Concept

AN/FSQ-7 Combat Direction Central

Résumé
The AN/FSQ-7 Combat Direction Central, referred to as the Q7 for short, was a computerized command and control system for Cold War ground-controlled interception used in the USAF Semi-Automatic Ground Environment (SAGE) air defense network. The name “AN/FSQ” derives from Army-Navy / Fixed Special eQuipment. An advancement of the pioneering MIT Whirlwind II digital computer design, and manufactured by IBM as prime contractor, the AN/FSQ-7 was the largest discrete computer system ever built. Each of the 24 installed machines weighed 250 tons. The AN/FSQ-7 used a total of 60,000 vacuum tubes (49,000 in the computers) and up to 3 megawatts of electricity, performing about 75,000 instructions per second for networking regional radars. Installations in the USAF Semi-Automatic Ground Environment (SAGE) air defense network were configured as duplex systems, using a pair of AN/FSQ-7 computers to provide fault tolerance. One was active at any time, the other on standby. The standby system copied data from the active system to minimize switchover time if needed. A scheduled switchover took place every day.
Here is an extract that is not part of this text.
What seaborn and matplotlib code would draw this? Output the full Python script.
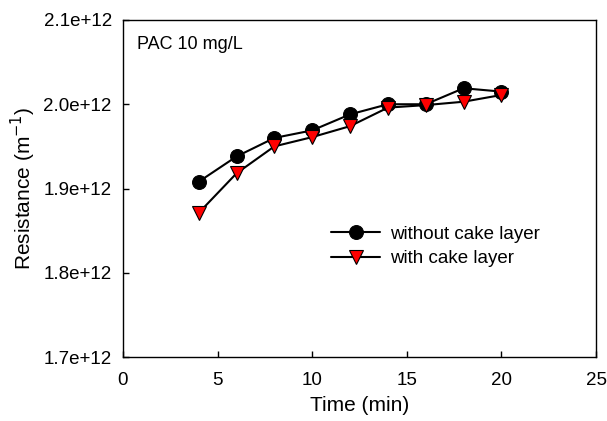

The AN/FSQ-7 calculated one or more predicted interception points for assigning manned aircraft or CIM-10 Bomarc missiles to intercept an intruder using the Automatic Target and Battery Evaluation (ATABE) algorithm. Also used in the Nike AN/FSG-1 system, ATABE automated the Whiz Wheel (Felsenthal CPU-73 A/P Air Navigation Attack Computer) method used in manual command post operations. The Q7 fire button launched the Bomarc, and an additional Q7 algorithm automatically directed the missile during climb and cruise to the beginning of its supersonic dive on the target when guidance transferred to the missile seeker system for the homing dive. Later improvements allowed transmission of Q7 guidance to autopilots of manned fighters for vectoring to targets via the SAGE Ground to Air Data Link Subsystem (cf. bomber vectoring to a Bomb Release Point in 1965–1973 Vietnam via vacuum-tube analog computers.